Incumbent Rep. Jerry McNerney, D-Pleasanton, declared victory Wednesday evening in his race to retain his 11th Congressional District seat, saying the remaining ballots couldn’t possibly put Republican challenger David Harmer back on top.
“With the vast majority of votes tallied, the results are clear. Congressman McNerney now has an insurmountable lead,” McNerney campaign manager Doug Greven said in a news release.
Not so fast, cautioned Harmer.
“On Election Night, when I led by thousands of votes, and supporters were congratulating me and calling me Congressman, I cautioned that it was too early to claim victory. Many votes remained to be counted,” he said in an e-mailed statement Wednesday evening. “That is still the case tonight. Just as it would have been premature to claim victory then, it would be premature to concede defeat now.

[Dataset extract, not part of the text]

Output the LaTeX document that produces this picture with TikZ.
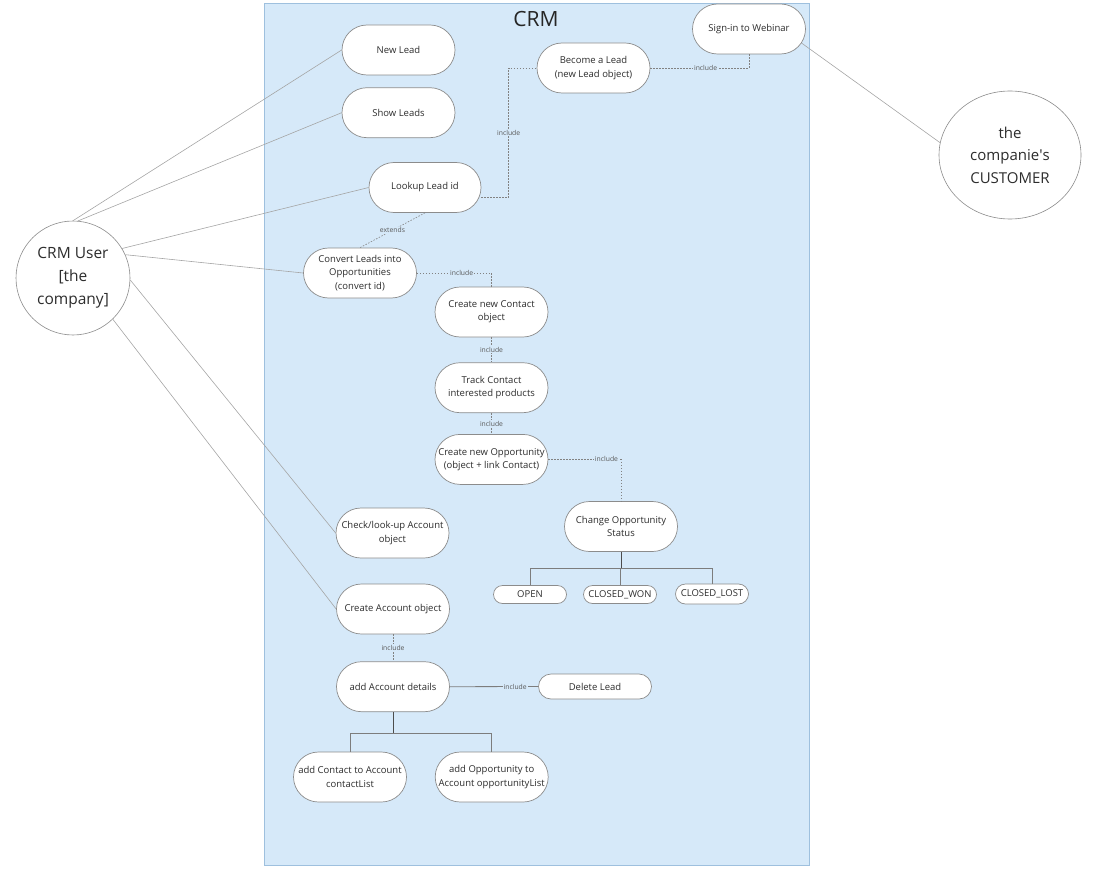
\documentclass[tikz,border=0pt]{standalone}
\usepackage{fontspec}
\setmainfont{Open Sans}
\usetikzlibrary{positioning,shapes.misc,shapes.geometric,calc}
\definecolor{crmfill}{RGB}{214,233,249}
\definecolor{crmborder}{RGB}{158,192,222}
\definecolor{ucgray}{RGB}{140,140,140}
\definecolor{linegray}{RGB}{165,165,165}
\definecolor{dotgray}{RGB}{130,130,130}
\definecolor{treegray}{RGB}{125,125,125}
\definecolor{txtgray}{RGB}{45,45,45}

\begin{document}
\begin{tikzpicture}[x=1pt,y=-1pt,
node distance=12pt and 28pt,
usecase/.style={draw=ucgray, line width=0.7pt, fill=white, rounded rectangle, align=center, minimum width=115pt, minimum height=50pt, inner sep=1pt, font=\fontsize{9.5}{13.3}\selectfont, text=txtgray},
status/.style={usecase, minimum width=75pt, minimum height=18pt},
actor/.style={draw=ucgray, line width=0.6pt, fill=white, align=center, text=txtgray},
assoc/.style={draw=linegray, line width=0.6pt},
inc/.style={draw=dotgray, line width=0.6pt, dash pattern=on 1.5pt off 1.5pt},
lbl/.style={fill=crmfill, inner sep=1pt, font=\fontsize{6.8}{8}\selectfont, text=black!65},
tree/.style={draw=treegray, line width=0.8pt},
stem/.style={draw=black!70, line width=1pt}
]
\useasboundingbox (0,0) rectangle (1102,869);
% system boundary
\node[draw=crmborder, fill=crmfill, line width=0.8pt, minimum width=545pt, minimum height=862pt, inner sep=0pt] (crm) at (536.5,434) {};
\node[font=\fontsize{21}{24}\selectfont, text=black!85] (crmtitle) at (536,19) {CRM};

% actors
\node[actor, circle, minimum size=114pt, font=\fontsize{15.5}{23}\selectfont] (user) at (73,278) {CRM User\\{}[the\\company]};
\node[actor, ellipse, minimum width=142pt, minimum height=128pt, font=\fontsize{15}{22.5}\selectfont] (customer) at (1010,155) {the\\companie\textquotesingle s\\CUSTOMER};

% use cases
\node[usecase] (newlead) at (398.5,50) {New Lead};
\node[usecase, below=of newlead] (showleads) {Show Leads};
\node[usecase, minimum width=114pt] (lookup) at (425,187.5) {Lookup Lead id};
\node[usecase] (become) at (593.5,68) {Become a Lead\\(new Lead object)};
\node[usecase] (signin) at (749,29) {Sign-in to Webinar};
\node[usecase] (convert) at (360,273) {Convert Leads into\\Opportunities\\(convert id)};
\node[usecase] (contact) at (491.5,312) {Create new Contact\\object};
\node[usecase, below=25pt of contact] (track) {Track Contact\\interested products};
\node[usecase, below=21pt of track] (opport) {Create new Opportunity\\(object + link Contact)};
\node[usecase] (status) at (621,526.5) {Change Opportunity\\Status};
\node[status] (open) at (530,594.5) {OPEN};
\node[status] (won) at (620,594.5) {CLOSED\_WON};
\node[status, minimum height=20pt] (lost) at (712,594) {CLOSED\_LOST};
\node[usecase] (check) at (392.5,533) {Check/look-up Account\\object};
\node[usecase] (createacc) at (393,609) {Create Account object};
\node[usecase, below=27pt of createacc] (details) {add Account details};
\node[usecase, minimum height=25pt] (delete) at (595,686.5) {Delete Lead};
\node[usecase] (addcontact) at (350,777) {add Contact to Account\\contactList};
\node[usecase, right=of addcontact] (addopp) {add Opportunity to\\Account opportunityList};

% associations
\draw[assoc] (user.north) -- (newlead.west);
\draw[assoc] (user.85) -- (showleads.west);
\draw[assoc] (user.31) -- (lookup.west);
\draw[assoc] (user.24) -- (convert.west);
\draw[assoc] (user.-2) -- (check.west);
\draw[assoc] (user.-46) -- (createacc.west);
\draw[assoc] (signin.-15) -- (customer.170);

% include / extends
\draw[inc] ([yshift=-10pt]lookup.east) -| node[lbl, pos=0.75] {include} ($(become.west)+(-28,0)$) -- (become.west);
\draw[inc] (become.east) -| node[lbl, pos=0.28] {include} (signin.south);
\draw[inc] (lookup.south) -- node[lbl] {extends} (convert.north);
\draw[inc] (convert.east) -| node[lbl, pos=0.3] {include} (contact.north);
\draw[inc] (contact.south) -- node[lbl] {include} (track.north);
\draw[inc] (track.south) -- node[lbl] {include} (opport.north);
\draw[inc] (opport.east) -| node[lbl, pos=0.4] {include} (status.north);
\draw[inc] (createacc.south) -- node[lbl] {include} (details.north);
\draw[tree] (details.east) -- node[lbl, pos=0.74] {include} (delete.west);

% status values
\coordinate (statusbar) at ($(status.south)+(0,17)$);
\draw[stem] (status.south) -- (statusbar);
\foreach \s in {open,won,lost}
  \draw[tree] (statusbar) -| (\s.north);

% account details
\coordinate (detailsbar) at ($(details.south)+(0,21)$);
\draw[stem] (details.south) -- (detailsbar);
\foreach \s in {addcontact,addopp}
  \draw[tree] (detailsbar) -| (\s.north);
\end{tikzpicture}
\end{document}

“As I said the day after the election, my objective is to ensure that every legitimate vote is accurately counted. Once that has been done, I will offer a statement about the results.”
As of Wednesday evening, McNerney led Harmer by 1,681 votes, or about seven-tenths of a percent of the almost 231,000 ballots counted. A previous update, on Tuesday night, had shown McNerney up by 2,269 votes, but Contra Costa, San Joaquin and Santa Clara counties posted updates Wednesday.
Registrars in the four counties within the district continue to tally votes, and don’t expect to certify their final counts until at least Nov. 24.
McNerney — now seeking a third term in the House of Representatives — leads Harmer — an attorney from San Ramon’s Dougherty Valley area — in Alameda County by about 15.5 percentage points and in Santa Clara County by 8.2 points.
Harmer leads McNerney by about one-fifth of a point in Contra Costa County and by 4.3 points in San Joaquin County, the latter of which includes the largest chunk of the 11th District. San Joaquin County is also where American Independent nominee David Christensen fared best, with almost 7.1 percent of the votes cast; districtwide, he took about 5.1 percent.
McNerney’s campaign argued Wednesday that based on the trends so far, Harmer could close the gap by fewer than 300 votes from the 11,000 remaining provisional and vote-by-mail ballots in San Joaquin and Contra Costa counties, while McNerney could expect to pick up more votes than Harmer from among about 700 still-uncounted ballots in Alameda and Santa Clara counties.